REQUIREMENT
Please write the listing below out again exactly, leaving every picture behind.

DATA EXTRACT
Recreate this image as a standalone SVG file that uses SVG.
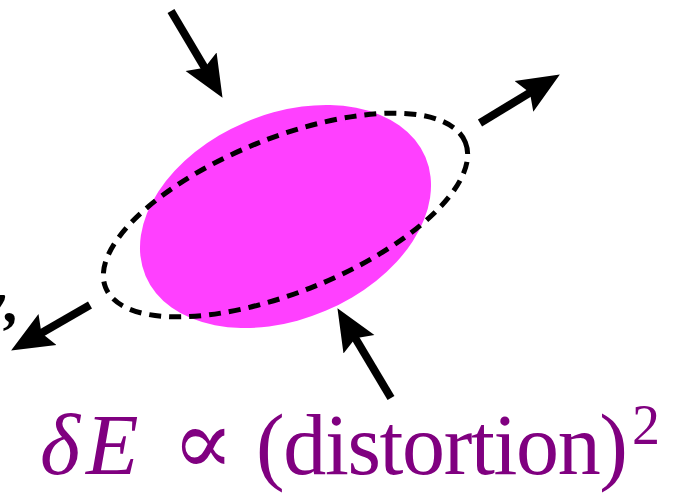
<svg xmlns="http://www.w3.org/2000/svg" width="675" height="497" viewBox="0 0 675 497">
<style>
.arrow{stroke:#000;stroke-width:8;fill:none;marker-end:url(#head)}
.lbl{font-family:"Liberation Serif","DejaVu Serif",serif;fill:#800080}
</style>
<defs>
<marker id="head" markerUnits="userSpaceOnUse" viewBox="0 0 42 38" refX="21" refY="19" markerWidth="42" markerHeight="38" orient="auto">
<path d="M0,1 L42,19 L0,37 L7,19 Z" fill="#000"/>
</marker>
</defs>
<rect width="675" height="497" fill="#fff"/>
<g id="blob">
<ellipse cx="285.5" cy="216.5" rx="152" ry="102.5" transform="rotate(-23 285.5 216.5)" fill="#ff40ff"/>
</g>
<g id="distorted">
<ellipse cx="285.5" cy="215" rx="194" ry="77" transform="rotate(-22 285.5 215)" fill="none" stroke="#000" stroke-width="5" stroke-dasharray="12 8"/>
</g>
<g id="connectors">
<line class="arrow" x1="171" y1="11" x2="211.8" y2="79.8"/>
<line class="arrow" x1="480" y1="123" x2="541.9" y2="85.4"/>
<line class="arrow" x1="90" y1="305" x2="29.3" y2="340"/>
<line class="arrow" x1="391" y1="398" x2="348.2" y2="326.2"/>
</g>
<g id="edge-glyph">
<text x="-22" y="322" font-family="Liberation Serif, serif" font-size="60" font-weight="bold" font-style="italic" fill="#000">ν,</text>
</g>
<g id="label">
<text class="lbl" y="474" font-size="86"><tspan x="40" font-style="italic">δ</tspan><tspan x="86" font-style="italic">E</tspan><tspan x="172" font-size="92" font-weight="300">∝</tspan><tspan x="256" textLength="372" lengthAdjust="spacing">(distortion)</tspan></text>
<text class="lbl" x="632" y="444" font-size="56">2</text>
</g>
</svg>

TASK ANSWER
Recreate this image as a standalone SVG file that uses SVG.
<svg xmlns="http://www.w3.org/2000/svg" width="675" height="497" viewBox="0 0 675 497">
<style>
.arrow{stroke:#000;stroke-width:8;fill:none;marker-end:url(#head)}
.lbl{font-family:"Liberation Serif","DejaVu Serif",serif;fill:#800080}
</style>
<defs>
<marker id="head" markerUnits="userSpaceOnUse" viewBox="0 0 42 38" refX="21" refY="19" markerWidth="42" markerHeight="38" orient="auto">
<path d="M0,1 L42,19 L0,37 L7,19 Z" fill="#000"/>
</marker>
</defs>
<rect width="675" height="497" fill="#fff"/>
<g id="blob">
<ellipse cx="285.5" cy="216.5" rx="152" ry="102.5" transform="rotate(-23 285.5 216.5)" fill="#ff40ff"/>
</g>
<g id="distorted">
<ellipse cx="285.5" cy="215" rx="194" ry="77" transform="rotate(-22 285.5 215)" fill="none" stroke="#000" stroke-width="5" stroke-dasharray="12 8"/>
</g>
<g id="connectors">
<line class="arrow" x1="171" y1="11" x2="211.8" y2="79.8"/>
<line class="arrow" x1="480" y1="123" x2="541.9" y2="85.4"/>
<line class="arrow" x1="90" y1="305" x2="29.3" y2="340"/>
<line class="arrow" x1="391" y1="398" x2="348.2" y2="326.2"/>
</g>
<g id="edge-glyph">
<text x="-22" y="322" font-family="Liberation Serif, serif" font-size="60" font-weight="bold" font-style="italic" fill="#000">ν,</text>
</g>
<g id="label">
<text class="lbl" y="474" font-size="86"><tspan x="40" font-style="italic">δ</tspan><tspan x="86" font-style="italic">E</tspan><tspan x="172" font-size="92" font-weight="300">∝</tspan><tspan x="256" textLength="372" lengthAdjust="spacing">(distortion)</tspan></text>
<text class="lbl" x="632" y="444" font-size="56">2</text>
</g>
</svg>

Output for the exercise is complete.